Leader of the Sweden Democratic Youth
- In office May 2005 – 2007
- Preceded by: Jimmie Åkesson
- Succeeded by: Erik Almqvist

Personal details
- Born: Martin Anders Kinnunen 15 May 1983 (age 43) Huddinge Parish, Stockholm County, Sweden
- Party: Sweden Democrats
- Alma mater: Stockholm University (BA)
- Profession: Politician

= Martin Kinnunen =

Swedish politician (born 1983)

Martin Anders Kinnunen (born 15 May 1983) is a Swedish-Finnish member of parliament for the Sweden Democrats party. He was previously the press secretary for the party, as well as leader for the party's youth organisation the Sweden Democratic Youth (SDU) between 2005 and 2007. He took over that position from Jimmie Åkesson and was succeeded by Erik Almqvist.

==Biography==
Kinnunen graduated with a BA degree in economics from Stockholm University. He began training as an economist and then worked as an office secretary for the Sweden Democrats' national organisation in Stockholm; he left the position in late 2009. He was elected to the Swedish Riksdag parliament during the 2014 Swedish general election for the Gothenburg Municipality and since the 2018 election has represented the Stockholm Municipality.

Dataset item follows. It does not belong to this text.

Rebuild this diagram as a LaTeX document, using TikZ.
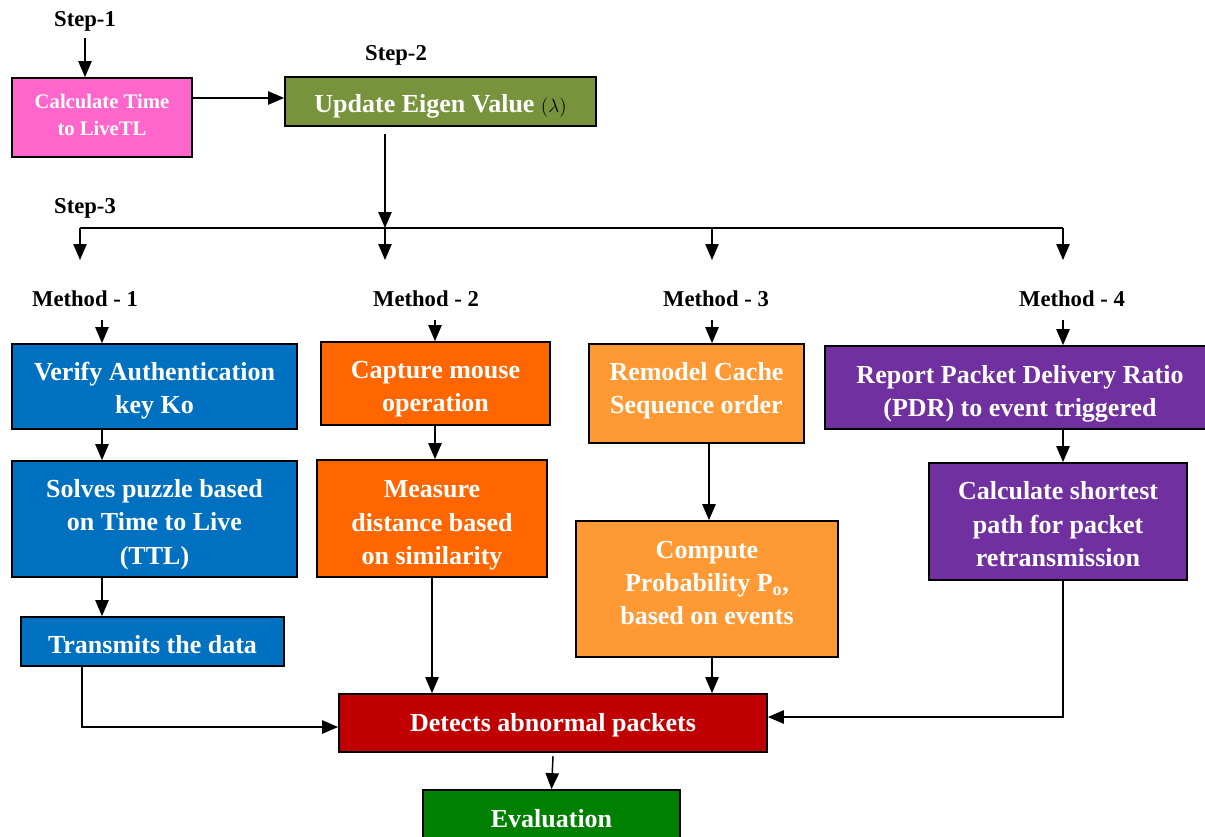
\documentclass[tikz,border=0pt]{standalone}
\usepackage{fontspec}
\setmainfont{Liberation Serif}
\usetikzlibrary{arrows.meta}
\definecolor{cpink}{HTML}{FF66CC}
\definecolor{colive}{HTML}{77933C}
\definecolor{cblue}{HTML}{0070C0}
\definecolor{corange}{HTML}{FF6600}
\definecolor{clorange}{HTML}{FF9933}
\definecolor{cpurple}{HTML}{7030A0}
\definecolor{cred}{HTML}{C00000}
\definecolor{cgreen}{HTML}{008000}
\begin{document}
\begin{tikzpicture}[x=0.75pt,y=-0.75pt,
  box/.style={draw=black, line width=1.3pt, text=white, align=center, inner sep=0pt,
    font=\fontsize{19.5}{25}\selectfont\bfseries},
  wh/.style 2 args={minimum width=#1*0.75pt, minimum height=#2*0.75pt},
  lbl/.style={font=\fontsize{17}{20}\selectfont\bfseries, inner sep=0pt},
  arr/.style={line width=1.1pt, -{Triangle[length=12pt,width=10pt]}},
  ln/.style={line width=1.1pt}]
\useasboundingbox (0,0) rectangle (1205,836);

% labels
\node[lbl] (step1) at (85,21) {Step-1};
\node[lbl] (step2) at (396,55) {Step-2};
\node[lbl] (step3) at (85,208) {Step-3};
\node[lbl] (m1) at (85,299) {Method - 1};
\node[lbl] (m2) at (426,299) {Method - 2};
\node[lbl] (m3) at (716,299) {Method - 3};
\node[lbl] (m4) at (1072,299) {Method - 4};

% boxes
\node[box, fill=cpink, wh={180}{79}, text depth=3.8pt, font=\fontsize{15.5}{20}\selectfont\bfseries] (calc) at (102,117.5) {Calculate Time\\to LiveTL};
\node[box, fill=colive, wh={311}{49}, text depth=0pt, text height=16.2pt] (eigen) at (440.5,101.5) {Update Eigen Value {\color{black}\fontsize{14}{14}\selectfont$(\lambda)$}};

\node[box, fill=cblue, wh={285}{85}, text depth=0pt, text height=40.4pt] (verify) at (154.5,386.5) {Verify Authentication\\key Ko};
\node[box, fill=cblue, wh={285}{116}, text depth=0pt, text height=67.7pt] (solves) at (154.5,519) {Solves puzzle based\\on Time to Live\\(TTL)};
\node[box, fill=cblue, wh={263}{49}, text depth=0pt, text height=17.7pt] (transmit) at (152.5,641.5) {Transmits the data};

\node[box, fill=corange, wh={229}{83}, text depth=0pt, text height=42.7pt] (capture) at (435.5,383.5) {Capture mouse\\operation};
\node[box, fill=corange, wh={230}{117}, text depth=0pt, text height=69.2pt] (measure) at (432,518.5) {Measure\\distance based\\on similarity};

\node[box, fill=clorange, wh={215}{99}, text depth=8pt] (remodel) at (696.5,393.5) {Remodel Cache\\Sequence order};
\node[box, fill=clorange, wh={262}{136}, text depth=9pt] (compute) at (707,589) {Compute\\Probability P\textsubscript{o},\\based on events};

\node[box, fill=cpurple, wh={390}{83}, text depth=0pt, text height=44.2pt] (report) at (1020,387.5) {Report Packet Delivery Ratio\\(PDR) to event triggered};
\node[box, fill=cpurple, wh={258}{117}, text depth=0pt, text height=67.7pt] (calcsp) at (1058,521.5) {Calculate shortest\\path for packet\\retransmission};

\node[box, fill=cred, wh={428}{58}, text depth=1.2pt] (detect) at (553,723) {Detects abnormal packets};
\node[box, fill=cgreen, wh={257}{60}, text depth=3pt] (eval) at (551.5,820) {Evaluation};

% helper coordinates
\coordinate (s1a) at (85,38);
\coordinate (c2e) at (192,98);
\coordinate (e1) at (385,134);
\coordinate (b1) at (80,228);
\coordinate (b2) at (385,228);
\coordinate (b3) at (712,228);
\coordinate (b4) at (1063,228);
\coordinate (x102) at (102,320);
\coordinate (x435) at (435,320);
\coordinate (x712) at (712,320);
\coordinate (x1063) at (1063,320);
\coordinate (x709) at (709,0);
\coordinate (t1) at (82,727);
\coordinate (c4) at (1063,717);

% top connectors
\draw[arr] (s1a) -- (s1a |- calc.north);
\draw[arr] (c2e) -- (c2e -| eigen.west);
\draw[arr] (e1) -- (b2);
\draw[ln] (b1) -- (b4);
\foreach \b in {b1,b2,b3,b4} \draw[arr] (\b) -- ++(0,32);

% method label arrows
\draw[arr] (x102) -- (x102 |- verify.north);
\draw[arr] (x435) -- (x435 |- capture.north);
\draw[arr] (x712) -- (x712 |- remodel.north);
\draw[arr] (x1063) -- (x1063 |- report.north);

% inside columns
\draw[arr] (verify.south -| x102) -- (solves.north -| x102);
\draw[arr] (solves.south -| x102) -- (transmit.north -| x102);
\draw[arr] (capture.south -| x435) -- (measure.north -| x435);
\draw[arr] (remodel.south -| x709) -- (compute.north -| x709);
\draw[arr] (report.south -| x1063) -- (calcsp.north -| x1063);

% to detect
\draw[arr] (transmit.south -| t1) -- (t1) -- (t1 -| detect.west);
\draw[arr] (measure.south) -- (measure.south |- detect.north);
\draw[arr] (compute.south -| x712) -- (x712 |- detect.north);
\draw[arr] (calcsp.south -| c4) -- (c4) -- (c4 -| detect.east);
\draw[arr] ([yshift=-2.5pt]detect.south) -- (eval.north);
\end{tikzpicture}
\end{document}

Kinnunen and his fiancée were assaulted and beaten at an attack at Gullmarsplan subway station in Stockholm on 6 June 2009. Three women were later convicted for the attack on Kinnunen's fiancée, and one man was sentenced to prison for the same attack.

On 29 September 2015, Kinnunen was charged with two cases of tax fraud. He was accused of embezzling large amounts of money while working for the Sweden Democrat owned companies Samtid och Framtid and Blåsippan AB. He was acquitted of all charges by the district court on 5 February 2016. However, as trials continued in November 2016, it was revealed that Kinunnen had authorized fraudulent dates on the concerned invoices; the outcome is as yet unknown, although he stated on 22 November that even if he were found guilty of serious tax fraud on behalf of the SweDems, he would continue as a SweDem politician without issue. On 6 December 2016 the Court of Appeal found him guilty of accounting fraud. He was sentenced to a fine of approximately 9,000 EUR while the SweDem owned company was fined 30,000 EUR for fraudulent accounting and tax evasion.